**Data segment**
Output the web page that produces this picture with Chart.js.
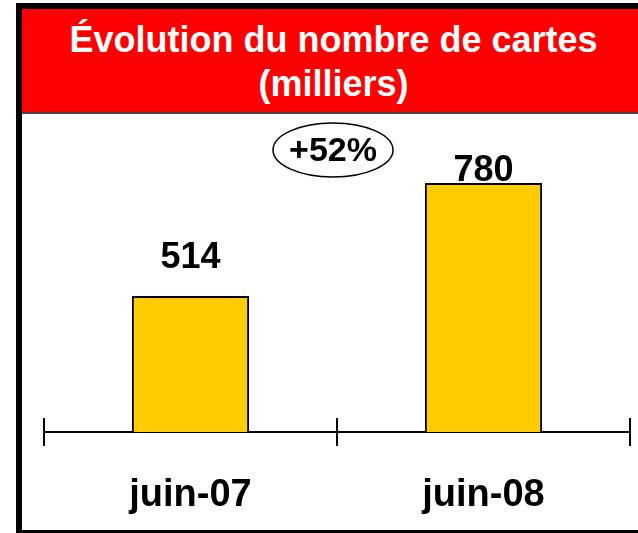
<!DOCTYPE html>
<html>
<head>
<meta charset="utf-8">
<script src="https://cdn.jsdelivr.net/npm/chart.js@4/dist/chart.umd.min.js"></script>
<style>
  body { margin: 0; background: #fff; }
  #frame {
    position: absolute; left: 16px; top: 3px; width: 622px; height: 530px;
    box-sizing: border-box; border-left: 6px solid #000; border-top: 6px solid #000;
    border-bottom: 3px solid #000;
  }
  #title {
    height: 105px; box-sizing: border-box; background: #ff0000; color: #fff;
    border-bottom: 2px solid #444; padding: 9px 0 0 7px; text-align: center;
    font: bold 36px "Liberation Sans", Arial, sans-serif; line-height: 44px;
  }
  #chart { position: absolute; left: 0; top: 0; }
</style>
</head>
<body>
<div id="frame"><div id="title">Évolution du nombre de cartes<br>(milliers)</div></div>
<canvas id="chart" width="638" height="533"></canvas>
<script>
const categories = ['juin-07', 'juin-08'];
const cartes = [514, 780];

const fontFamily = '"Liberation Sans", Arial, sans-serif';

// étiquettes de valeur au-dessus des barres (décalage propre à chaque barre)
const valueLabels = {
  id: 'valueLabels',
  afterDatasetsDraw(chart) {
    const ctx = chart.ctx;
    const lift = [28, 2];
    ctx.save();
    ctx.fillStyle = '#000';
    ctx.font = 'bold 36px ' + fontFamily;
    ctx.textAlign = 'center';
    ctx.textBaseline = 'alphabetic';
    chart.getDatasetMeta(0).data.forEach((bar, i) => {
      ctx.fillText(String(cartes[i]), bar.x, bar.y - lift[i]);
    });

    // bulle de croissance
    const x = chart.scales.x;
    const cx = (x.left + x.right) / 2 - 4;
    const cy = 150;
    const growth = Math.round((cartes[1] / cartes[0] - 1) * 100);
    ctx.beginPath();
    ctx.ellipse(cx, cy, 60, 27, 0, 0, Math.PI * 2);
    ctx.lineWidth = 1.5;
    ctx.strokeStyle = '#000';
    ctx.stroke();
    ctx.font = 'bold 34px ' + fontFamily;
    ctx.textBaseline = 'middle';
    ctx.fillText('+' + growth + '%', cx, cy + 2);
    ctx.restore();
  }
};

// petits traits de graduation qui traversent l'axe
const tickMarks = {
  id: 'tickMarks',
  afterDraw(chart) {
    const x = chart.scales.x;
    const ctx = chart.ctx;
    const n = categories.length;
    const y0 = chart.chartArea.bottom;
    ctx.save();
    ctx.strokeStyle = '#000';
    ctx.lineWidth = 2;
    for (let i = 0; i <= n; i++) {
      const px = Math.round(x.left + i * (x.right - x.left) / n);
      ctx.beginPath();
      ctx.moveTo(px, y0 - 14);
      ctx.lineTo(px, y0 + 14);
      ctx.stroke();
    }
    ctx.restore();
  }
};

new Chart(document.getElementById('chart'), {
  type: 'bar',
  data: {
    labels: categories,
    datasets: [{
      data: cartes,
      backgroundColor: '#ffcc00',
      borderColor: '#000',
      borderWidth: 2,
      barPercentage: 0.4,
      categoryPercentage: 1
    }]
  },
  options: {
    responsive: false,
    animation: false,
    layout: { padding: { left: 44, right: 8, top: 130, bottom: 14 } },
    plugins: { legend: { display: false }, tooltip: { enabled: false } },
    scales: {
      x: {
        grid: { display: false, offset: true },
        border: { display: true, color: '#000', width: 2 },
        ticks: {
          color: '#000',
          padding: 33,
          font: { family: fontFamily, size: 38, weight: 'bold' }
        },
        afterFit(scale) { scale.height = 87; }
      },
      y: { display: false, min: 194, max: 905 }
    }
  },
  plugins: [valueLabels, tickMarks]
});
</script>
</body>
</html>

**Request**
Quote the preceding listing precisely and completely, omitting its images.

**Finished exercise**
Output the web page that produces this picture with Chart.js.
<!DOCTYPE html>
<html>
<head>
<meta charset="utf-8">
<script src="https://cdn.jsdelivr.net/npm/chart.js@4/dist/chart.umd.min.js"></script>
<style>
  body { margin: 0; background: #fff; }
  #frame {
    position: absolute; left: 16px; top: 3px; width: 622px; height: 530px;
    box-sizing: border-box; border-left: 6px solid #000; border-top: 6px solid #000;
    border-bottom: 3px solid #000;
  }
  #title {
    height: 105px; box-sizing: border-box; background: #ff0000; color: #fff;
    border-bottom: 2px solid #444; padding: 9px 0 0 7px; text-align: center;
    font: bold 36px "Liberation Sans", Arial, sans-serif; line-height: 44px;
  }
  #chart { position: absolute; left: 0; top: 0; }
</style>
</head>
<body>
<div id="frame"><div id="title">Évolution du nombre de cartes<br>(milliers)</div></div>
<canvas id="chart" width="638" height="533"></canvas>
<script>
const categories = ['juin-07', 'juin-08'];
const cartes = [514, 780];

const fontFamily = '"Liberation Sans", Arial, sans-serif';

// étiquettes de valeur au-dessus des barres (décalage propre à chaque barre)
const valueLabels = {
  id: 'valueLabels',
  afterDatasetsDraw(chart) {
    const ctx = chart.ctx;
    const lift = [28, 2];
    ctx.save();
    ctx.fillStyle = '#000';
    ctx.font = 'bold 36px ' + fontFamily;
    ctx.textAlign = 'center';
    ctx.textBaseline = 'alphabetic';
    chart.getDatasetMeta(0).data.forEach((bar, i) => {
      ctx.fillText(String(cartes[i]), bar.x, bar.y - lift[i]);
    });

    // bulle de croissance
    const x = chart.scales.x;
    const cx = (x.left + x.right) / 2 - 4;
    const cy = 150;
    const growth = Math.round((cartes[1] / cartes[0] - 1) * 100);
    ctx.beginPath();
    ctx.ellipse(cx, cy, 60, 27, 0, 0, Math.PI * 2);
    ctx.lineWidth = 1.5;
    ctx.strokeStyle = '#000';
    ctx.stroke();
    ctx.font = 'bold 34px ' + fontFamily;
    ctx.textBaseline = 'middle';
    ctx.fillText('+' + growth + '%', cx, cy + 2);
    ctx.restore();
  }
};

// petits traits de graduation qui traversent l'axe
const tickMarks = {
  id: 'tickMarks',
  afterDraw(chart) {
    const x = chart.scales.x;
    const ctx = chart.ctx;
    const n = categories.length;
    const y0 = chart.chartArea.bottom;
    ctx.save();
    ctx.strokeStyle = '#000';
    ctx.lineWidth = 2;
    for (let i = 0; i <= n; i++) {
      const px = Math.round(x.left + i * (x.right - x.left) / n);
      ctx.beginPath();
      ctx.moveTo(px, y0 - 14);
      ctx.lineTo(px, y0 + 14);
      ctx.stroke();
    }
    ctx.restore();
  }
};

new Chart(document.getElementById('chart'), {
  type: 'bar',
  data: {
    labels: categories,
    datasets: [{
      data: cartes,
      backgroundColor: '#ffcc00',
      borderColor: '#000',
      borderWidth: 2,
      barPercentage: 0.4,
      categoryPercentage: 1
    }]
  },
  options: {
    responsive: false,
    animation: false,
    layout: { padding: { left: 44, right: 8, top: 130, bottom: 14 } },
    plugins: { legend: { display: false }, tooltip: { enabled: false } },
    scales: {
      x: {
        grid: { display: false, offset: true },
        border: { display: true, color: '#000', width: 2 },
        ticks: {
          color: '#000',
          padding: 33,
          font: { family: fontFamily, size: 38, weight: 'bold' }
        },
        afterFit(scale) { scale.height = 87; }
      },
      y: { display: false, min: 194, max: 905 }
    }
  },
  plugins: [valueLabels, tickMarks]
});
</script>
</body>
</html>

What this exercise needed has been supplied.